Um das zu ändern beschloss der Schulausschuss der Bürgerschaft jüngst, dass künftig an jeder Schule eine Funktionsstelle Begabtenförderung eingerichtet wird. Auch sollen entsprechende Konzepte an allen weiterführenden Schulen entwickelt und in der Lehrerausbildung ein verpflichtender Bestandteil zur Hochbegabung eingeführt werden.

„Das Konzept an sich, die richtig guten Schüler in einer Springerklasse zu versammeln und zu fördern, ist richtig – besonders für jene Kinder, die spezielle Begabungen etwa in Mathe haben“, sagt Inke Schulze. „Aber es sind vielleicht diese verpassten Chancen, die einem als Springer in die Quere kommen können, weil man ein Jahr weniger zur Schule geht als die anderen“, sagt die vierfache Mutter. Das hätten die unterschiedlichen Wege von Hannah und Annika gezeigt. Bei ihren jüngsten Kindern, den zehnjährigen Zwillingen Julika und Max, steht die Entscheidung – Springerklasse ja oder nein – noch aus. „Momentan tendieren mein Mann und ich zum Nein“, betont die 45-Jährige.

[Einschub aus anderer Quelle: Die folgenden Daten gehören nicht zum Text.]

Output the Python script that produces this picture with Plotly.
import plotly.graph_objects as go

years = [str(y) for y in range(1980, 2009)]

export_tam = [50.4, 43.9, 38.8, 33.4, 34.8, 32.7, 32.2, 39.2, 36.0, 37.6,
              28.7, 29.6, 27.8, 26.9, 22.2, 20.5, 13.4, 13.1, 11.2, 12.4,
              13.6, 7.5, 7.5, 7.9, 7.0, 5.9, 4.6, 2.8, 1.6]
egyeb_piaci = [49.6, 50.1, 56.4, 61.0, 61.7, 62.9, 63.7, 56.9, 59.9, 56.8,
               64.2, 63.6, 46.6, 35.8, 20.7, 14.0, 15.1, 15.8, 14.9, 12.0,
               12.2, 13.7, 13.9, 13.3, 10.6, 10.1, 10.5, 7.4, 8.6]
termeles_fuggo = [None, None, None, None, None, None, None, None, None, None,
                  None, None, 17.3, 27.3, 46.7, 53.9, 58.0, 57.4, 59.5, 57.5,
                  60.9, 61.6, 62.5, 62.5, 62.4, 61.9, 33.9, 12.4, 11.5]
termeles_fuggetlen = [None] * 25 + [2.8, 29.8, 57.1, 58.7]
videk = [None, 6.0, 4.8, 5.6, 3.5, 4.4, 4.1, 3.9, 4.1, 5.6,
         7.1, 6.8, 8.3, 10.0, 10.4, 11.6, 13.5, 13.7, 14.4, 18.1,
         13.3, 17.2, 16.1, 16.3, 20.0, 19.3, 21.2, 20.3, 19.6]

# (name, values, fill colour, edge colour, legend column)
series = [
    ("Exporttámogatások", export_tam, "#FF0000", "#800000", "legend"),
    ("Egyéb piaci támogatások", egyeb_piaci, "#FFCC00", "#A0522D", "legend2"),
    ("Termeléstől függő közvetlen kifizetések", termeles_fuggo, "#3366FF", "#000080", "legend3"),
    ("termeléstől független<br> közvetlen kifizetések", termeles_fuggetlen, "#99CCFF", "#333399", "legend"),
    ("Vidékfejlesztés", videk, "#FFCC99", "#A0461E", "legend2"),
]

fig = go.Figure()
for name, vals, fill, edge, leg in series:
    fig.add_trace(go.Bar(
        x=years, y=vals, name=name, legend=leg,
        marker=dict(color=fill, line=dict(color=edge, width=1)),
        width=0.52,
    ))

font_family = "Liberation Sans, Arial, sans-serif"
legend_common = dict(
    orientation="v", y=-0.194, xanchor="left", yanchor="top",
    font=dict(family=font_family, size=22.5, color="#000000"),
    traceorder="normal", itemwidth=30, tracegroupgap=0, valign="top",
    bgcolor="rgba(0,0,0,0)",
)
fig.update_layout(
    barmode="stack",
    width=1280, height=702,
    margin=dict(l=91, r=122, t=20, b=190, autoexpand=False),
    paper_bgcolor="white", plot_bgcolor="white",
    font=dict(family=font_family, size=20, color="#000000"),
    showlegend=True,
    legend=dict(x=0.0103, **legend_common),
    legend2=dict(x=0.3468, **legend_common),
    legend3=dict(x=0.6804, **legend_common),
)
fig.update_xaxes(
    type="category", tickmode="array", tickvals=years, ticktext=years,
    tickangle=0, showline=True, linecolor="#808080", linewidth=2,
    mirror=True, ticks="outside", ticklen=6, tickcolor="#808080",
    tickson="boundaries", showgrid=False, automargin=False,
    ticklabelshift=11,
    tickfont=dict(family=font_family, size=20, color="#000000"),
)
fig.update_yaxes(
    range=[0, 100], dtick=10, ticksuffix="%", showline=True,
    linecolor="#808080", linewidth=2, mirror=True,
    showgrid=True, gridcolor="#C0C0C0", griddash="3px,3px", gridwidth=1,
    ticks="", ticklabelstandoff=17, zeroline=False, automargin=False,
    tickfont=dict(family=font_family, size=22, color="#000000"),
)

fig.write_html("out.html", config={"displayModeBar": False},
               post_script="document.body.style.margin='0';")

Hannah empfindet es nicht als Gewinn, das Abitur bereits mit 17 in der Tasche zu haben. „Da ich noch nicht weiß, was ich studieren möchte, nützt es mir auch nichts, dass ich ein Jahr früher fertig bin“, sagt sie. Würde sie schon ab Herbst an einer Universität studieren, befürchtet sie, dort nicht ernst genommen zu werden. „Ich möchte nicht die Junge sein, nicht die Überfliegerin. Diese Erfahrung habe ich schon als Springer gemacht“, begründet Hannah. Sobald sie 18 ist, möchte sie als Au-pair ins Ausland gehen und plant anschließend ein Freiwilliges Soziales Jahr. „Ich brauche diese Zeit noch, um herauszufinden, was ich möchte“, sagt Hannah.